The lean startup method, on the opposite, works because it focuses on innovation and solving real-world problems, the backbone of a working product. 

As opposed to products that rely on heavy marketing to be sold.

The methodology can be summarized in three simple ideas: Build, Measure, and Learn.

  • The building phase is all about your Minimum Viable Product, the product that has enough features to keep customers satisfied while you test your theory and make sure the product can be successful on the market. MVPs shouldn’t be distributed to all of your customers, think of it as a small-scale experiment. Only a small subset of customers, possibly one that crosses a wide range of demographics, should have access to your product.
  • The measure phase is subtle, following the building phase, it should be thought of as a new objective. It’s essential that you effectively measure the result of your product while continuing to develop its features. It’s not because you’ve achieved an MVP that you should focus entirely on the measuring part, keep developing your product while you receive feedback and measure its strengths and weaknesses.
  • Measuring your results just isn't enough, you should strive to gather as much valuable feedback as possible. It then should be used to understand what aspect of your product isn’t working and which ones should be refined. Learning from that feedback means making changes that take into account the customer’s point of view to get a product that meets the needs of a target audience.

Business ideas and minimum viable products

The idea behind building a product that has only the most basic functionality is to test business hypotheses and a product idea. 

This means you'll spend money to try things out. 

Where the MVP development stands out is in the amount of money you'll spend.

MVP product development allows you to gauge market demand and make a value proposition very early on in the product development process. 

You should have a good idea about your business idea and business model using the MVP concept.

This concept refers to the idea of time to market. 

Diminishing the time it takes to target users and get user feedback ensures you spend less money in the development phase. 

Therefore you can shut down your business idea very early on if you think it won't work.

Another element is the minimum marketable product which refers to the similar idea of less is more. 

It aims at building the product with the minimum feature set and complexity that should satisfy consumers.

Startups fail, and if they have to, it better be quick.

This summarizes the mentality quite well, since we know startups fail, we better make sure the ones that fail, fail quickly so we limit our losses. 

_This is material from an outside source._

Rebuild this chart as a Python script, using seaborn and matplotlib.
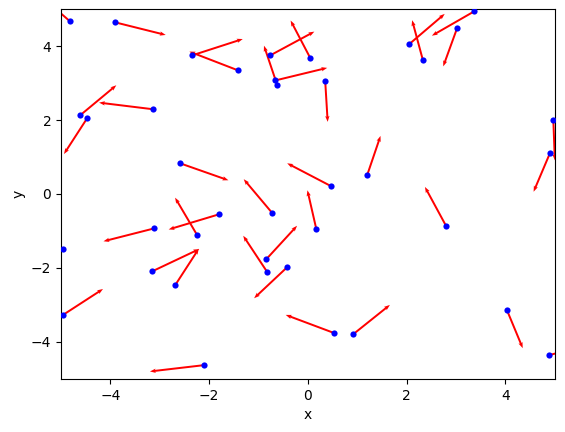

If they don't do well, we should recognize their potential early and develop a business model from there using validated learning.

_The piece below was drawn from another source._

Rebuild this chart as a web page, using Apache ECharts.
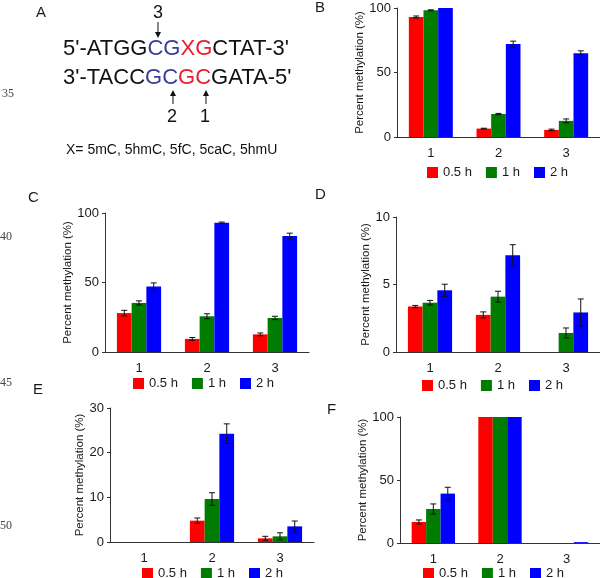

The role of early adopters

Building MVPs and Minimum Marketable Products sometimes means not offering the customer the best product possible, so why should customers follow you? 

A central piece of customer development is early adopters.

These clients see the value proposition and the potential of your business model. 

In your target group, these might not be your end users since they benefit from the first version and the full-fledged product. 

Having an early version, they'll help you with your product vision.

Earliest adopters have an entrepreneurial spirit and are willing to take the risk of trying a new product. 

While this is low risk, these users still put time and effort into an unfinished product.

As a builder, you should cherish these users, they will help you test your product hypothesis, core features, and business model. 

They will guide you on your product market fit, help you find your potential customers and end users, and help you see how the market reacts to your actual product.